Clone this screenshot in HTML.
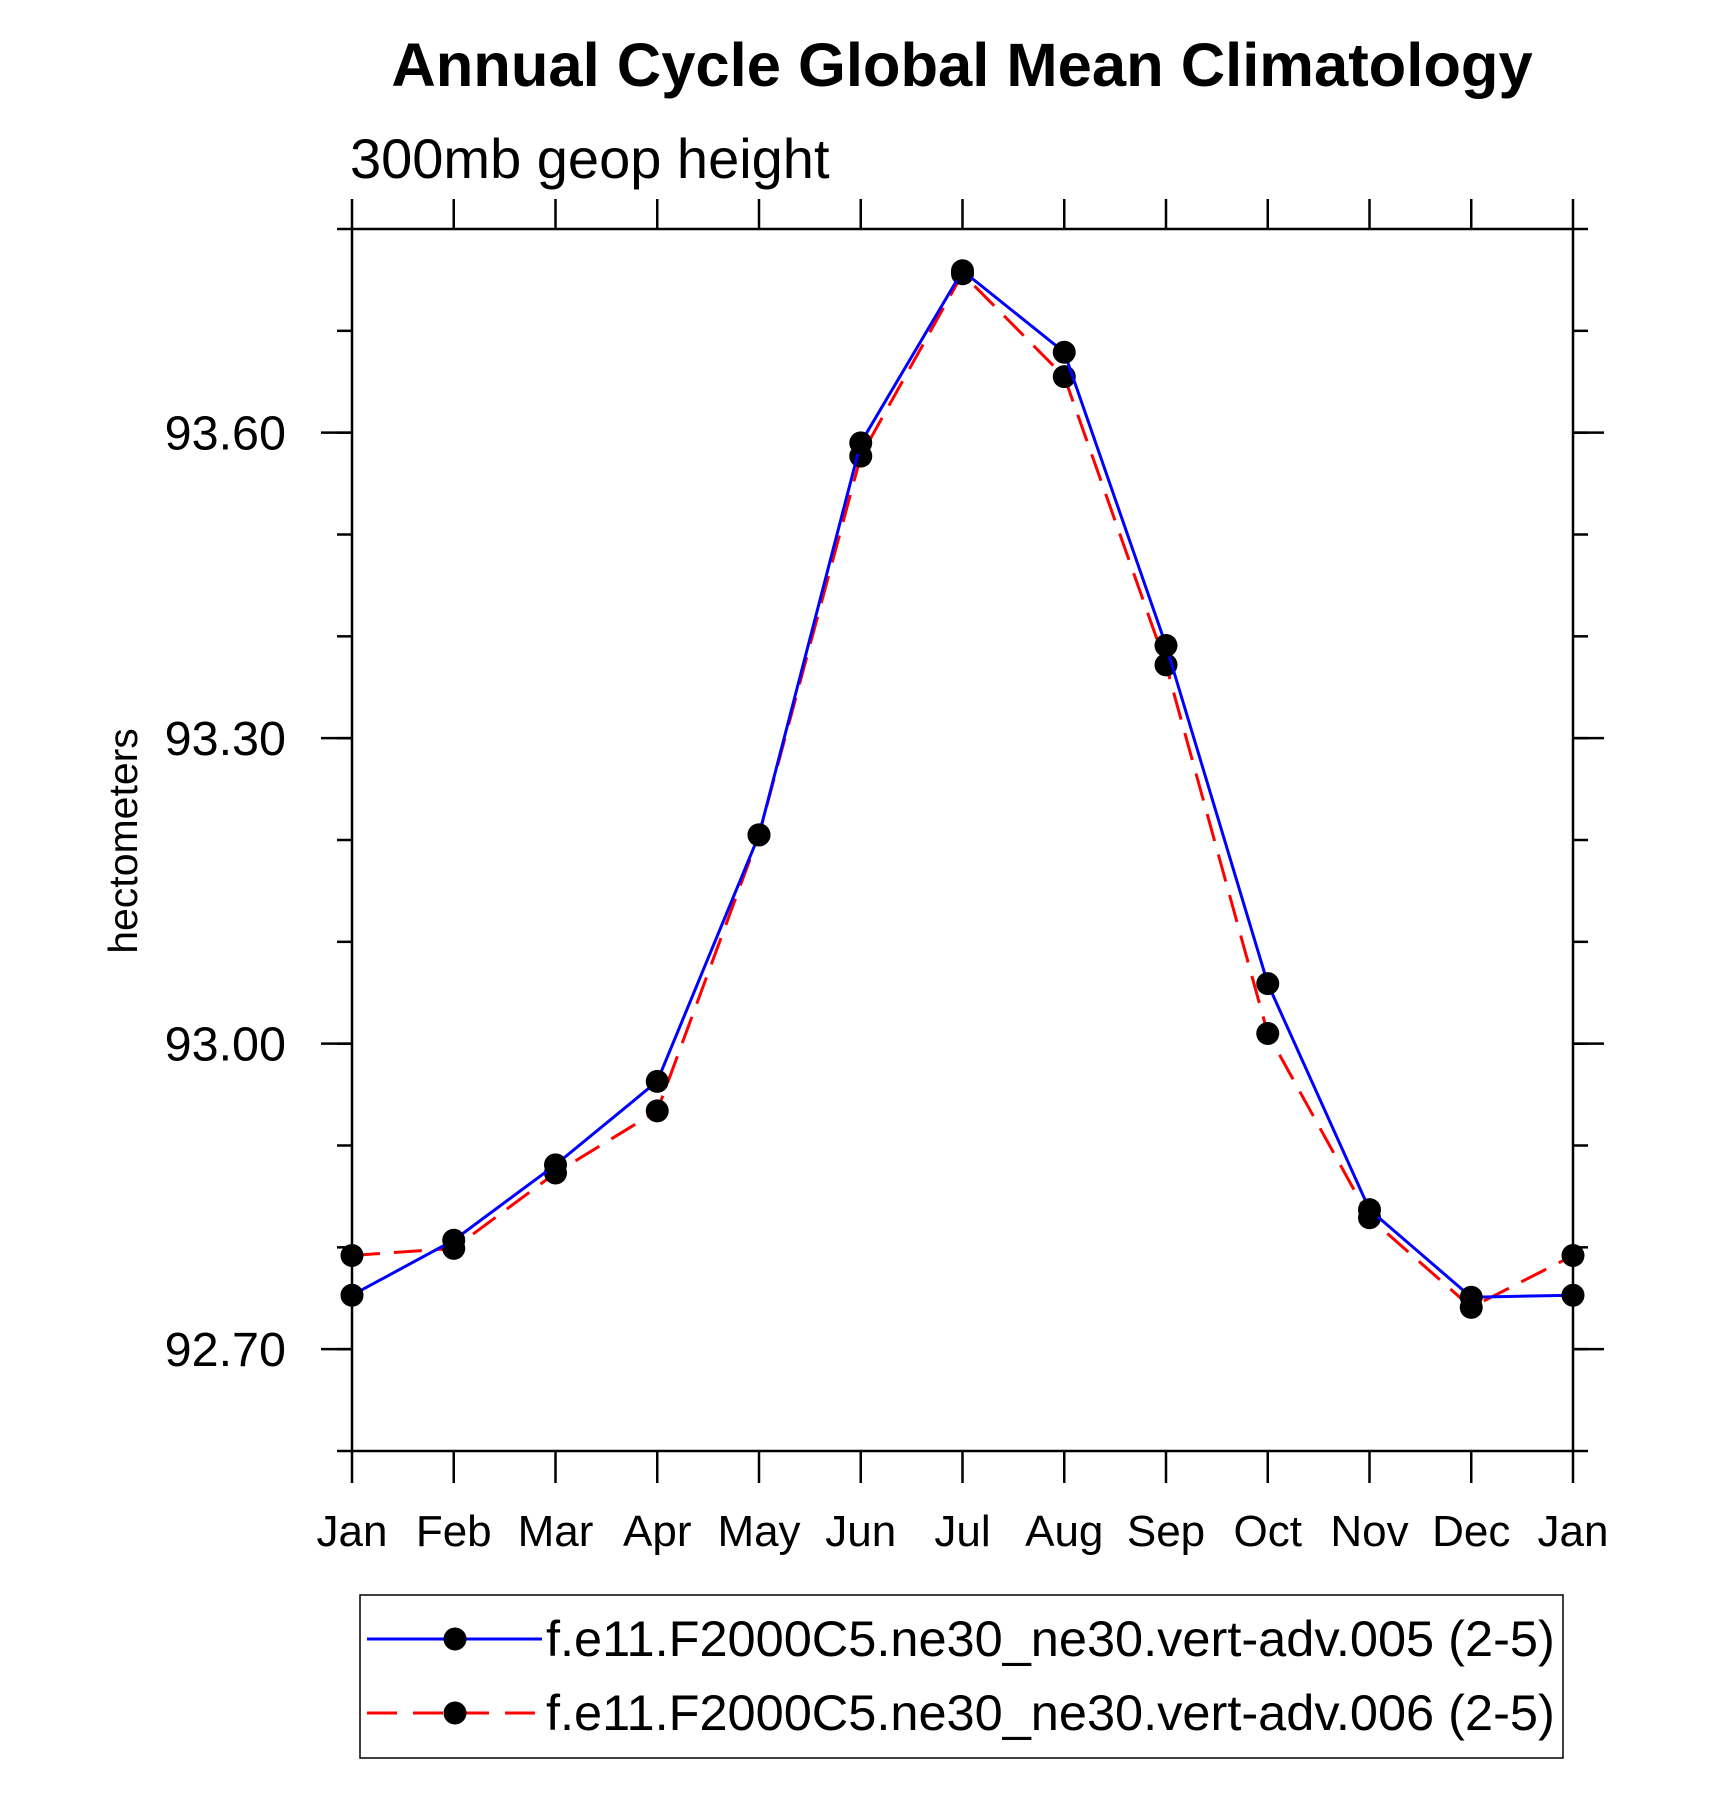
<!DOCTYPE html>
<html><head><meta charset="utf-8"><style>
html,body{margin:0;padding:0;background:#fff;}
svg{display:block;font-family:"Liberation Sans",Arial,sans-serif;}
</style></head><body>
<svg id="chart" width="1710" height="1797" viewBox="0 0 1710 1797" xmlns="http://www.w3.org/2000/svg">
<text x="962" y="86" font-size="61.5" font-weight="bold" text-anchor="middle">Annual Cycle Global Mean Climatology</text>
<text x="350" y="178" font-size="56">300mb geop height</text>
<text x="0" y="0" font-size="41" text-anchor="middle" transform="translate(137,841) rotate(-90)">hectometers</text>
<g id="axes"></g>
<g id="series"></g>
<g>
<rect x="360" y="1595" width="1203" height="163" fill="none" stroke="#000" stroke-width="1.5"/>
<g>
<line x1="367" y1="1639" x2="542" y2="1639" stroke="#0000ff" stroke-width="3"/>
<circle cx="455" cy="1639" r="11.5" fill="#000"/>
<text x="546" y="1656" font-size="50.5">f.e11.F2000C5.ne30_ne30.vert-adv.005 (2-5)</text>
</g>
<g>
<line x1="367" y1="1713" x2="542" y2="1713" stroke="#ff0000" stroke-width="3" stroke-dasharray="30,16"/>
<circle cx="455" cy="1713" r="11.5" fill="#000"/>
<text x="546" y="1730" font-size="50.5">f.e11.F2000C5.ne30_ne30.vert-adv.006 (2-5)</text>
</g>
</g>
</svg>
<script>
const months = ["Jan","Feb","Mar","Apr","May","Jun","Jul","Aug","Sep","Oct","Nov","Dec","Jan"];
const series005 = [92.753,92.807,92.881,92.963,93.205,93.590,93.759,93.679,93.391,93.059,92.837,92.751,92.753];
const series006 = [92.792,92.799,92.873,92.934,93.205,93.577,93.756,93.655,93.372,93.010,92.829,92.741,92.792];
const yTickValues = [92.70,93.00,93.30,93.60];
const yTickLabels = ["92.70","93.00","93.30","93.60"];
const yMin = 92.60, yMax = 93.80;

const L=352,R=1573,T=229,B=1451;
const NS="http://www.w3.org/2000/svg";
const xS=i=>L+(R-L)*i/(months.length-1);
const yS=v=>B-(B-T)*(v-yMin)/(yMax-yMin);
function mk(tag,attrs,parent){const e=document.createElementNS(NS,tag);for(const k in attrs)e.setAttribute(k,attrs[k]);parent.appendChild(e);return e;}
const axes=document.getElementById('axes');
const frame=mk('rect',{x:L,y:T,width:R-L,height:B-T,fill:'none',stroke:'#000','stroke-width':2.5},axes);


months.forEach((m,i)=>{
  const x=xS(i);
  const t1=mk('line',{x1:x,y1:B,x2:x,y2:B+32,stroke:'#000','stroke-width':2.5},axes);
  
  
  const t2=mk('line',{x1:x,y1:T,x2:x,y2:T-30,stroke:'#000','stroke-width':2.5},axes);
  
  
  const lb=mk('text',{x:x,y:1546,'font-size':44,'text-anchor':'middle'},axes);
  lb.textContent=m;
  
  
});
for(let k=0;k<=12;k++){
  const v=yMin+k*0.1, y=yS(v);
  const tl=mk('line',{x1:L-15,y1:y,x2:L,y2:y,stroke:'#000','stroke-width':2.5},axes);
  
  
  const tr=mk('line',{x1:R,y1:y,x2:R+15,y2:y,stroke:'#000','stroke-width':2.5},axes);
  
  
}
yTickValues.forEach((v,i)=>{
  const y=yS(v);
  const tl=mk('line',{x1:L-31,y1:y,x2:L,y2:y,stroke:'#000','stroke-width':2.5},axes);
  
  
  const tr=mk('line',{x1:R,y1:y,x2:R+31,y2:y,stroke:'#000','stroke-width':2.5},axes);
  
  
  const lb=mk('text',{x:286,y:y+17,'font-size':48.5,'text-anchor':'end'},axes);
  lb.textContent=yTickLabels[i];
  
  
});
const sg=document.getElementById('series');
function draw(vals,color,dash,name){
  const g=mk('g',{},sg);
  
  
  const pts=vals.map((v,i)=>xS(i)+','+yS(v)).join(' ');
  const pl=mk('polyline',{points:pts,fill:'none',stroke:color,'stroke-width':3,'stroke-dasharray':dash},g);
  
  
  vals.forEach((v,i)=>{
    const c=mk('circle',{cx:xS(i),cy:yS(v),r:11.5,fill:'#000'},g);
    
    
  });
}
draw(series006,'#ff0000','28,14','series-006');
draw(series005,'#0000ff','none','series-005');
</script>
</body></html>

※ ※ ※

> [EXERCISE]: Write the full listing out again with every line unchanged, but include no pictures.

> [TASK ANSWER]:
Clone this screenshot in HTML.
<!DOCTYPE html>
<html><head><meta charset="utf-8"><style>
html,body{margin:0;padding:0;background:#fff;}
svg{display:block;font-family:"Liberation Sans",Arial,sans-serif;}
</style></head><body>
<svg id="chart" width="1710" height="1797" viewBox="0 0 1710 1797" xmlns="http://www.w3.org/2000/svg">
<text x="962" y="86" font-size="61.5" font-weight="bold" text-anchor="middle">Annual Cycle Global Mean Climatology</text>
<text x="350" y="178" font-size="56">300mb geop height</text>
<text x="0" y="0" font-size="41" text-anchor="middle" transform="translate(137,841) rotate(-90)">hectometers</text>
<g id="axes"></g>
<g id="series"></g>
<g>
<rect x="360" y="1595" width="1203" height="163" fill="none" stroke="#000" stroke-width="1.5"/>
<g>
<line x1="367" y1="1639" x2="542" y2="1639" stroke="#0000ff" stroke-width="3"/>
<circle cx="455" cy="1639" r="11.5" fill="#000"/>
<text x="546" y="1656" font-size="50.5">f.e11.F2000C5.ne30_ne30.vert-adv.005 (2-5)</text>
</g>
<g>
<line x1="367" y1="1713" x2="542" y2="1713" stroke="#ff0000" stroke-width="3" stroke-dasharray="30,16"/>
<circle cx="455" cy="1713" r="11.5" fill="#000"/>
<text x="546" y="1730" font-size="50.5">f.e11.F2000C5.ne30_ne30.vert-adv.006 (2-5)</text>
</g>
</g>
</svg>
<script>
const months = ["Jan","Feb","Mar","Apr","May","Jun","Jul","Aug","Sep","Oct","Nov","Dec","Jan"];
const series005 = [92.753,92.807,92.881,92.963,93.205,93.590,93.759,93.679,93.391,93.059,92.837,92.751,92.753];
const series006 = [92.792,92.799,92.873,92.934,93.205,93.577,93.756,93.655,93.372,93.010,92.829,92.741,92.792];
const yTickValues = [92.70,93.00,93.30,93.60];
const yTickLabels = ["92.70","93.00","93.30","93.60"];
const yMin = 92.60, yMax = 93.80;

const L=352,R=1573,T=229,B=1451;
const NS="http://www.w3.org/2000/svg";
const xS=i=>L+(R-L)*i/(months.length-1);
const yS=v=>B-(B-T)*(v-yMin)/(yMax-yMin);
function mk(tag,attrs,parent){const e=document.createElementNS(NS,tag);for(const k in attrs)e.setAttribute(k,attrs[k]);parent.appendChild(e);return e;}
const axes=document.getElementById('axes');
const frame=mk('rect',{x:L,y:T,width:R-L,height:B-T,fill:'none',stroke:'#000','stroke-width':2.5},axes);


months.forEach((m,i)=>{
  const x=xS(i);
  const t1=mk('line',{x1:x,y1:B,x2:x,y2:B+32,stroke:'#000','stroke-width':2.5},axes);
  
  
  const t2=mk('line',{x1:x,y1:T,x2:x,y2:T-30,stroke:'#000','stroke-width':2.5},axes);
  
  
  const lb=mk('text',{x:x,y:1546,'font-size':44,'text-anchor':'middle'},axes);
  lb.textContent=m;
  
  
});
for(let k=0;k<=12;k++){
  const v=yMin+k*0.1, y=yS(v);
  const tl=mk('line',{x1:L-15,y1:y,x2:L,y2:y,stroke:'#000','stroke-width':2.5},axes);
  
  
  const tr=mk('line',{x1:R,y1:y,x2:R+15,y2:y,stroke:'#000','stroke-width':2.5},axes);
  
  
}
yTickValues.forEach((v,i)=>{
  const y=yS(v);
  const tl=mk('line',{x1:L-31,y1:y,x2:L,y2:y,stroke:'#000','stroke-width':2.5},axes);
  
  
  const tr=mk('line',{x1:R,y1:y,x2:R+31,y2:y,stroke:'#000','stroke-width':2.5},axes);
  
  
  const lb=mk('text',{x:286,y:y+17,'font-size':48.5,'text-anchor':'end'},axes);
  lb.textContent=yTickLabels[i];
  
  
});
const sg=document.getElementById('series');
function draw(vals,color,dash,name){
  const g=mk('g',{},sg);
  
  
  const pts=vals.map((v,i)=>xS(i)+','+yS(v)).join(' ');
  const pl=mk('polyline',{points:pts,fill:'none',stroke:color,'stroke-width':3,'stroke-dasharray':dash},g);
  
  
  vals.forEach((v,i)=>{
    const c=mk('circle',{cx:xS(i),cy:yS(v),r:11.5,fill:'#000'},g);
    
    
  });
}
draw(series006,'#ff0000','28,14','series-006');
draw(series005,'#0000ff','none','series-005');
</script>
</body></html>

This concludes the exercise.